Bound hand and foot in the desert, the leaders of the Watcher Angels, called Shemyaza and Azazel in the text, were forced to witness the destruction of their earthly empire as their sons were set against one another in battle. The survivors were drowned in the Flood.

The Book of Enoch was originally recognized as official Scripture, but it was cut from the Bible around 300 CE. It was so aggressively suppressed by later Church fathers that it was eventually lost, only to be discovered again in an Ethiopian monastery by adventurer James Bruce in the eighteenth century. Nevertheless, multiple references to the Watcher Angels and their story remained woven throughout the demonology of the Middle Ages and Renaissance.
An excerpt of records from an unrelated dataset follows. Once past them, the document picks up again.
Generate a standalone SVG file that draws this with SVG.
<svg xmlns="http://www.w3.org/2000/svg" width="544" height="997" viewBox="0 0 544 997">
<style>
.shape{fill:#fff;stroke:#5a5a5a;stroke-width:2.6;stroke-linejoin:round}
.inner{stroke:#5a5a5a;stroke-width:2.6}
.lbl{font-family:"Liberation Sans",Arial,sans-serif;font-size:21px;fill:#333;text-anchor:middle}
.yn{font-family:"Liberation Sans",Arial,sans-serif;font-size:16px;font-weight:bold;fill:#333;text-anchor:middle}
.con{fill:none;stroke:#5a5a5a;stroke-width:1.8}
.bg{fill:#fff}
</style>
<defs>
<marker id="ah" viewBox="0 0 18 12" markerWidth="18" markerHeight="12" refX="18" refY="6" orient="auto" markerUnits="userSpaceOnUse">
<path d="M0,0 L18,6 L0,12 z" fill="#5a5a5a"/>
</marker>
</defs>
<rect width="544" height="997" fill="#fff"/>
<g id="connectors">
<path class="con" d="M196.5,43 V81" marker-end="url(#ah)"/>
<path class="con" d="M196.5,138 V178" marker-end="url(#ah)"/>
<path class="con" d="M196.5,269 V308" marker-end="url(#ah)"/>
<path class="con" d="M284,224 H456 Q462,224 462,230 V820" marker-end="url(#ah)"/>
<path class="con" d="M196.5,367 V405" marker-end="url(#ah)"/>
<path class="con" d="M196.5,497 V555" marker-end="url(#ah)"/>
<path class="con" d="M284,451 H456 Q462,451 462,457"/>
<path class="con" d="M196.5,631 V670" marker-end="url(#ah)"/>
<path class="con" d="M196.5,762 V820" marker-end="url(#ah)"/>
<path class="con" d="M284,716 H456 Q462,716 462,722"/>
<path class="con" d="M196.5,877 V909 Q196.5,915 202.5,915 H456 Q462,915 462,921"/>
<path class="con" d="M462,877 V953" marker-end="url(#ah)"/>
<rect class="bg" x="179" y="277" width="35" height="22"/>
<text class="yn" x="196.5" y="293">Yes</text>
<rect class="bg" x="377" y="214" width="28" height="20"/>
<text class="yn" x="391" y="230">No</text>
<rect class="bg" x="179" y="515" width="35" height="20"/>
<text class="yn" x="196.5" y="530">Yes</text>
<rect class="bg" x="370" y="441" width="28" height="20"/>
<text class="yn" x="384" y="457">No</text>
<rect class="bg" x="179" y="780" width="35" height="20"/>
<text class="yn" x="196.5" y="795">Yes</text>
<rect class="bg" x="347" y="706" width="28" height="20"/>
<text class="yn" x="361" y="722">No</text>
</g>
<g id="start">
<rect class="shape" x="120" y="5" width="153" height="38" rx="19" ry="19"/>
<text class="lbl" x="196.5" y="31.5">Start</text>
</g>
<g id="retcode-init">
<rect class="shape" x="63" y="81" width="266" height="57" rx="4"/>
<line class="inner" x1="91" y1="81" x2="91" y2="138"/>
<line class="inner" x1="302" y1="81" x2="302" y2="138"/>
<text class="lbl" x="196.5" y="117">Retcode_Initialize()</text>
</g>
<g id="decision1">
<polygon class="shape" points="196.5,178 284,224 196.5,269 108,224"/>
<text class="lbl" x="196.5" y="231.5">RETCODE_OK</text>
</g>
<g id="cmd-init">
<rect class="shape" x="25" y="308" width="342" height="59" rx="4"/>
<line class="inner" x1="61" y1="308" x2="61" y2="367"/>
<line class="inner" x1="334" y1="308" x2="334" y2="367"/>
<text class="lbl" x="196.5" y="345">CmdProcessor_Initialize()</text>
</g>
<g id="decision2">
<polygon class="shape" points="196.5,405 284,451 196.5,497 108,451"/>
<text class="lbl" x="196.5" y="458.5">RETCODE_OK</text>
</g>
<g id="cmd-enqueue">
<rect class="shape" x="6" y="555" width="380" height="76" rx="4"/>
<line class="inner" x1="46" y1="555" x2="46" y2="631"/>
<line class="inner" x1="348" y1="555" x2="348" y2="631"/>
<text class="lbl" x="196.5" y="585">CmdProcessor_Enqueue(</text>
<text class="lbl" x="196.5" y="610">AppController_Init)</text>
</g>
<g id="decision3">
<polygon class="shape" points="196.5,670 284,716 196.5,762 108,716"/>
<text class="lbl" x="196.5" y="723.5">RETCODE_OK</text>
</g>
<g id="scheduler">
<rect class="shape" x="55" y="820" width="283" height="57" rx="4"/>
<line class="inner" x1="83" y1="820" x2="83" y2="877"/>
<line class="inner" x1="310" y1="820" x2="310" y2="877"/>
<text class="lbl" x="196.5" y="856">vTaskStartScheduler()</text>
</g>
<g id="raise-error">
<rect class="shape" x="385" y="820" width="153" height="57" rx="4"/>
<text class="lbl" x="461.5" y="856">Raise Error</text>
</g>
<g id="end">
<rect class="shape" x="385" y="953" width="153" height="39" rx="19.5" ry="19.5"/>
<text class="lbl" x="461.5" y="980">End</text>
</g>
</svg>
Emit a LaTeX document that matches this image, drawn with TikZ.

The Testament of Solomon makes allusions to the concept of the human-angel union presented in the Book of Enoch, although it does not directly reference the text itself. According to this book, many demons haunting the earth are the ill-begotten progeny of the Watchers. This may have given rise to a persistent yet anecdotal belief in the Middle Ages that many demons were the spirits of the slaughtered sons of the Watcher Angels, condemned never to take flesh again but also unable to ever leave the mortal plane. This belief is also present in Ludovico Sinistrari’s seventeenth-century work Demoniality, in which women visited by incubus demons are said to bear children with qualities suspiciously close to those described as belonging to the Nephilim in the Book of Enoch.